A customer in special vehicle construction produced small batches for various end customers—each with individual features. The result: a multitude of cable harness variants—over 40 variants for essentially the same vehicle platform. Production faced long setup times, complex inventory management, and frequent picking errors. Manufacturing costs soared — despite small batch quantities per variant.

Analysis

Many cable harnesses differed only minimally (e.g. extra conductor, different connector, dummy wire)

Separate part numbers and orders for each variant

No evaluation of whether functions could remain optional/unoccupied

Inconsistent production utilisation, inefficient batch sizes

Solution

Functional analysis and grouping

Which differences are technically necessary? Which are only “customer spec” with no technical relevance?

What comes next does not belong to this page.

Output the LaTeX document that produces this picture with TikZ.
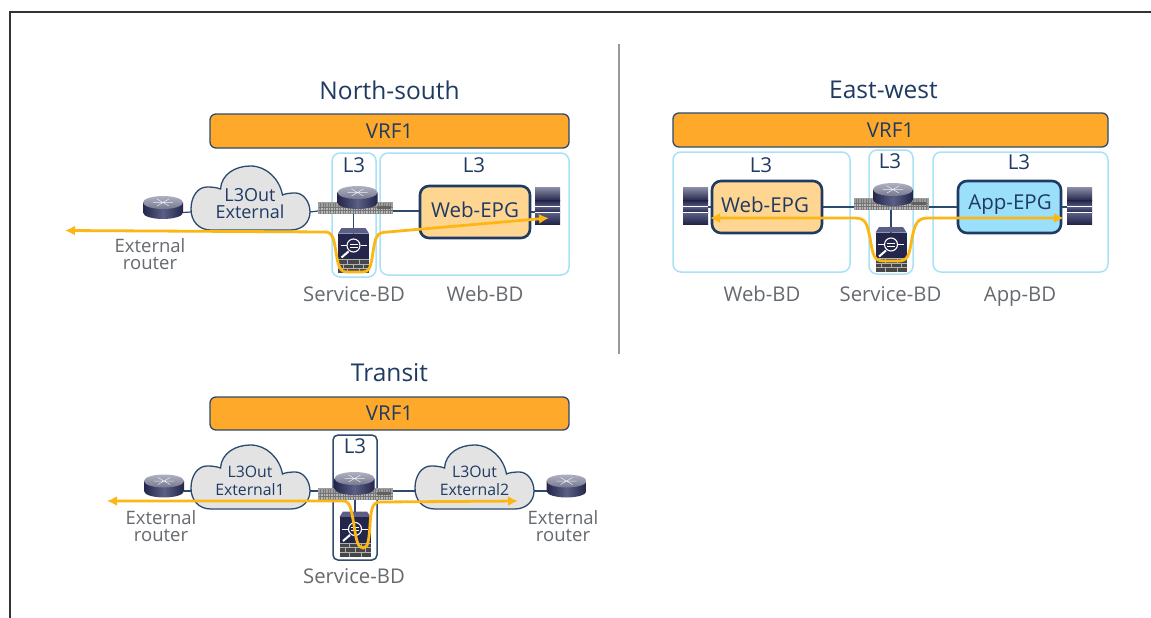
\documentclass[tikz,border=0pt]{standalone}
\usepackage{fontspec}
\usetikzlibrary{arrows.meta}
\setmainfont{Open Sans}
\definecolor{navy}{HTML}{1F3A63}
\definecolor{linkc}{HTML}{2C4A6E}
\definecolor{bdblue}{HTML}{A9E2F6}
\definecolor{orangebar}{HTML}{FFA92B}
\definecolor{webfill}{HTML}{FFD592}
\definecolor{appfill}{HTML}{9BE0FB}
\definecolor{cloudfill}{HTML}{E3E3E3}
\definecolor{flow}{HTML}{FDB714}
\definecolor{greytext}{HTML}{666A6E}
\definecolor{icondark}{HTML}{23264A}
\definecolor{iconmid}{HTML}{5C5F85}
\definecolor{icontop}{HTML}{8C8FA8}
\tikzset{
  anchorbox/.style={inner sep=0pt,outer sep=0pt,minimum width=#1,minimum height=10pt},
  vrfbar/.style={draw=linkc,line width=1.3pt,fill=orangebar,rounded corners=6pt,inner sep=0pt,text=navy,font=\fontsize{20.5}{22}\selectfont},
  bdbox/.style={draw=bdblue,line width=1.5pt,rounded corners=8pt,inner sep=0pt},
  bddark/.style={draw=linkc,line width=1.5pt,rounded corners=5pt,inner sep=0pt},
  epgbox/.style={draw=navy,line width=2.6pt,rounded corners=9pt,inner sep=0pt},
  link/.style={draw=linkc,line width=1.2pt},
  flowline/.style={draw=flow,line width=2.8pt},
  titletext/.style={text=navy,font=\fontsize{24.5}{26}\selectfont,inner sep=0pt},
  bdlabel/.style={text=greytext,anchor=base,font=\fontsize{20.3}{22}\selectfont,inner sep=0pt},
  lthree/.style={text=navy,font=\fontsize{20.5}{22}\selectfont,inner sep=0pt},
  extlabel/.style={text=greytext,align=center,font=\fontsize{18.5}{17}\selectfont,inner sep=0pt},
  cloudtext/.style={text=navy,align=center,font=\fontsize{18}{17.5}\selectfont,inner sep=0pt},
  cloudtextsmall/.style={text=navy,align=center,font=\fontsize{15.8}{17.5}\selectfont,inner sep=0pt},
  epgtext/.style={text=navy,font=\fontsize{20.5}{22}\selectfont,inner sep=0pt},
  flowtip/.style={{Latex[length=10pt,width=10pt]}-{Latex[length=10pt,width=10pt]}},
  flowend/.style={-{Latex[length=10pt,width=10pt]}},
}
% icons: #1 = anchor node
\newcommand{\drawrouter}[1]{\begin{scope}[shift={(#1.center)}]
  \shade[left color=icondark,right color=icondark,middle color=iconmid]
    (-20,-10) -- (-20,0) .. controls (-20,4) and (-10,6.5) .. (0,6.5) .. controls (10,6.5) and (20,4) .. (20,0) -- (20,-10) -- cycle;
  \shade[top color=icontop!70!white,bottom color=icontop!85!black] (0,-10) ellipse (20 and 6.5);
  \draw[white!85!icontop,line width=.5pt] (-10,-10) -- (10,-10) (-6,-13.5) -- (6,-6.5) (6,-13.5) -- (-6,-6.5);
\end{scope}}
\newcommand{\drawswitch}[1]{\begin{scope}[shift={(#1.center)}]
  \fill[black!38] (-37.5,-9) rectangle (37.5,3);
  \fill[black!28] (-36,-3) rectangle (36,2);
  \foreach \q in {-35,-32.5,...,35} \draw[black!52,line width=.35pt] (\q,-8) -- (\q,2.5);
  \draw[black!55,line width=.35pt] (-37,-3.5) -- (37,-3.5) (-37,-.5) -- (37,-.5);
  \fill[black!62] (21,-5) rectangle (35,-2);
\end{scope}}
\newcommand{\drawfirewall}[1]{\begin{scope}[shift={(#1.center)}]
  \fill[iconmid] (-15.5,-17) -- (-12,-22.5) -- (12,-22.5) -- (15.5,-17) -- cycle;
  \fill[icondark] (-15.5,-17) rectangle (15.5,22.5);
  \draw[white,line width=1.1pt] (0,-5) circle (6.5);
  \draw[white,line width=.8pt] (-4,-6.5) -- (4,-6.5) (-4,-3.5) -- (4,-3.5) (-13,-5) -- (-7,-5) (7,-5) -- (13,-5);
  \draw[white,line width=2pt] (-5,1) -- (-12,7);
  \fill[black!72] (-15.5,9) rectangle (15.5,22.5);
  \draw[black!30,line width=.6pt] (-15.5,9) -- (15.5,9) (-15.5,13.5) -- (15.5,13.5) (-15.5,18) -- (15.5,18)
    (-6,9) -- (-6,13.5) (6,9) -- (6,13.5) (0,13.5) -- (0,18) (-10,13.5) -- (-10,18) (10,13.5) -- (10,18) (-6,18) -- (-6,22.5) (6,18) -- (6,22.5);
\end{scope}}
\newcommand{\drawserver}[1]{\begin{scope}[shift={(#1.center)}]
  \shade[top color=icontop,bottom color=icondark] (-12.5,-18.5) rectangle (12.5,-5);
  \shade[top color=icondark,bottom color=iconmid] (-12.5,-5) rectangle (12.5,1);
  \shade[top color=iconmid,bottom color=icondark] (-12.5,1) rectangle (12.5,7);
  \shade[top color=iconmid,bottom color=icondark] (-12.5,7) rectangle (12.5,18.5);
  \draw[white,line width=1.3pt] (-12.5,1) -- (12.5,1) (-12.5,7) -- (12.5,7);
\end{scope}}
\newcommand{\drawcloud}[2]{\begin{scope}[shift={(#1.center)},xscale=#2]
  \draw[draw=linkc,line width=1.3pt,fill=cloudfill]
   (-39.5,18) .. controls (-52,18) and (-59.5,9) .. (-59.5,-3) .. controls (-59.5,-15) and (-53,-25) .. (-43.5,-25)
   .. controls (-38,-25) and (-34,-24.5) .. (-30,-23) .. controls (-29,-38) and (-15,-46) .. (0,-46)
   .. controls (16,-46) and (29,-33) .. (32,-17) .. controls (35,-18.5) and (40,-19) .. (45,-19)
   .. controls (53,-19) and (59.5,-10) .. (59.5,0) .. controls (59.5,10) and (52,18) .. (40,18) -- cycle;
\end{scope}}
\begin{document}
\begin{tikzpicture}[x=1pt,y=-1pt]
\useasboundingbox (0,0) rectangle (1151,618);
\fill[white] (0,0) rectangle (1151,618);
% frame
\coordinate (fa) at (10,618); \coordinate (fb) at (10,12); \coordinate (fc) at (1151,12);
\draw[black!80,line width=2.6pt] (fa) -- (fb) -- (fc);
\coordinate (da) at (619,44); \coordinate (db) at (619,354);
\draw[black!40,line width=1.1pt] (da) -- (db);
% titles
\node[titletext] (t1) at (389.5,90) {North-south};
\node[titletext] (t2) at (883.5,90) {East-west};
\node[titletext] (t3) at (389.5,372.5) {Transit};
% VRF bars
\node[vrfbar,minimum width=359pt,minimum height=34pt] (v1) at (389.5,131) {VRF1};
\node[vrfbar,minimum width=435pt,minimum height=34pt] (v2) at (890.5,130) {VRF1};
\node[vrfbar,minimum width=359pt,minimum height=33pt] (v3) at (389.5,413.5) {VRF1};
% BD boxes
\node[bdbox,minimum width=44pt,minimum height=124pt] (b1) at (354,215) {};
\node[bdbox,minimum width=189pt,minimum height=122pt] (b2) at (474.5,214) {};
\node[bdbox,minimum width=177pt,minimum height=120pt] (b3) at (761.5,212) {};
\node[bdbox,minimum width=44pt,minimum height=124pt] (b4) at (891,212) {};
\node[bdbox,minimum width=175pt,minimum height=120pt] (b5) at (1020.5,212) {};
\node[bddark,minimum width=44pt,minimum height=125pt] (b6) at (355,497.5) {};
% L3 labels
\node[lthree] (l1) at (354,165) {L3};
\node[lthree] (l2) at (474,165) {L3};
\node[lthree] (l3) at (761,165) {L3};
\node[lthree] (l4) at (890,161) {L3};
\node[lthree] (l5) at (1019,162) {L3};
\node[lthree] (l6) at (355,446) {L3};
% anchor nodes: north-south
\node[anchorbox=40pt] (nr) at (163,212.5) {};
\node[anchorbox=119pt] (nc) at (250.5,212) {};
\node[anchorbox=75pt] (ns) at (355.5,211) {};
\node[anchorbox=40pt] (nq) at (357.5,202.5) {};
\node[anchorbox=31pt] (nf) at (353.5,250.5) {};
\node[anchorbox=25pt] (nv) at (547.5,205.5) {};
\node[epgbox,fill=webfill,minimum width=110pt,minimum height=52pt] (ne) at (475,212) {};
% east-west
\node[anchorbox=25pt] (ev) at (695.5,205.5) {};
\node[anchorbox=75pt] (es) at (891,207) {};
\node[anchorbox=40pt] (eq) at (893,199.5) {};
\node[anchorbox=31pt] (ef) at (891,249.5) {};
\node[anchorbox=25pt] (eu) at (1079.5,205.5) {};
\node[epgbox,fill=webfill,minimum width=110pt,minimum height=52pt] (ee) at (767,207) {};
\node[epgbox,fill=appfill,minimum width=103pt,minimum height=52pt] (ea) at (1009.5,207) {};
% transit
\node[anchorbox=40pt] (tr) at (164,491) {};
\node[anchorbox=119pt] (tc) at (250.5,491) {};
\node[anchorbox=75pt] (ts) at (355.5,497) {};
\node[anchorbox=40pt] (tq) at (354.5,488.5) {};
\node[anchorbox=31pt] (tf) at (355,534) {};
\node[anchorbox=119pt] (td) at (474.5,491) {};
\node[anchorbox=40pt] (tu) at (566.5,491) {};
% connectors
\draw[link] (nr.east) -- (nc.west);
\draw[link] (nc.east) -- (ns.west);
\draw[link] (ns.east) -- (ne.west |- ns);
\draw[link] (ne.east) -- (ne.east -| nv.west);
\draw[link] (nf.center |- ns.center) -- (nf.center);
\draw[link] (ev.east |- ee.west) -- (ee.west);
\draw[link] (ee.east) -- (es.west);
\draw[link] (es.east) -- (ea.west);
\draw[link] (ea.east) -- (ea.east -| eu.west);
\draw[link] (ef.center |- es.center) -- (ef.center);
\draw[link] (tr.east) -- (tc.west);
\draw[link] (tc.east) -- (tc.east -| ts.west);
\draw[link] (td.west -| ts.east) -- (td.west);
\draw[link] (td.east) -- (tu.west);
\draw[link] (tf.center |- ts.center) -- (tf.center);
% icons
\drawrouter{nr}\drawcloud{nc}{1}\drawswitch{ns}\drawrouter{nq}\drawfirewall{nf}\drawserver{nv}
\drawserver{ev}\drawswitch{es}\drawrouter{eq}\drawfirewall{ef}\drawserver{eu}
\drawrouter{tr}\drawcloud{tc}{1}\drawswitch{ts}\drawrouter{tq}\drawfirewall{tf}\drawcloud{td}{1}\drawrouter{tu}
% text on shapes
\node[cloudtext] (x1) at (250,203.5) {L3Out\\External};
\node[cloudtextsmall] (x2) at (250,481) {L3Out\\External1};
\node[cloudtextsmall] (x3) at (474.5,481) {L3Out\\External2};
\node[epgtext] (x4) at (475,210) {Web-EPG};
\node[epgtext] (x5) at (765,205) {Web-EPG};
\node[epgtext] (x6) at (1010,205) {App-EPG};
% labels
\node[bdlabel] (y1) at (354,301) {Service-BD};
\node[bdlabel] (y2) at (485,301) {Web-BD};
\node[bdlabel] (y3) at (762,301) {Web-BD};
\node[bdlabel] (y4) at (890.5,301) {Service-BD};
\node[bdlabel] (y5) at (1020,301) {App-BD};
\node[bdlabel] (y6) at (354,583) {Service-BD};
\node[extlabel] (z1) at (150,254) {External\\router};
\node[extlabel] (z2) at (161,526) {External\\router};
\node[extlabel] (z3) at (563,526) {External\\router};
% flows
\coordinate (fn1) at (65,230.5); \coordinate (fn2) at (549,218);
\draw[flowline,flowend] (382,232.5) -- (fn2);
\draw[flowline,flowend]
  (382,232.5) .. controls (376,234) and (375,240) .. (373,252)
  .. controls (371,266) and (370,272) .. (362,272) -- (347,272)
  .. controls (340,272) and (338,266) .. (336,252)
  .. controls (334,240) and (333,232) .. (325,232) -- (fn1);
\coordinate (fe1) at (710,218); \coordinate (fe2) at (1064,218);
\draw[flowline,flowtip]
  (fe1) -- (855,218) .. controls (866,218) and (867,224) .. (870,238)
  .. controls (873,256) and (874,261) .. (884,261) -- (898,261)
  .. controls (908,261) and (909,256) .. (912,238)
  .. controls (915,224) and (917,218) .. (928,218) -- (fe2);
\coordinate (ft1) at (107,501); \coordinate (ft2) at (518,501);
\draw[flowline,flowtip]
  (ft1) -- (343,501) .. controls (350,501) and (351,508) .. (354,525)
  .. controls (356,540) and (358,548) .. (363,548)
  .. controls (368,548) and (369,540) .. (370,525)
  .. controls (371,510) and (372,502) .. (380,502) -- (ft2);
\end{tikzpicture}
\end{document}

Introduced master cable harnesses

Universal harness with optionally connectable branches/dummy wires

Modularised branches

Standardised principle—80% of parts identical in all variants

Revised part structure and bill of materials

Reduced from 42 to 9 variants, 2 as universal master harnesses

Result

Conclusion

Variety is expensive—and often unnecessary. Those who critically question technical differences create room for efficiency. Standardisation in cable assembly is not a loss of quality—but economic intelligence.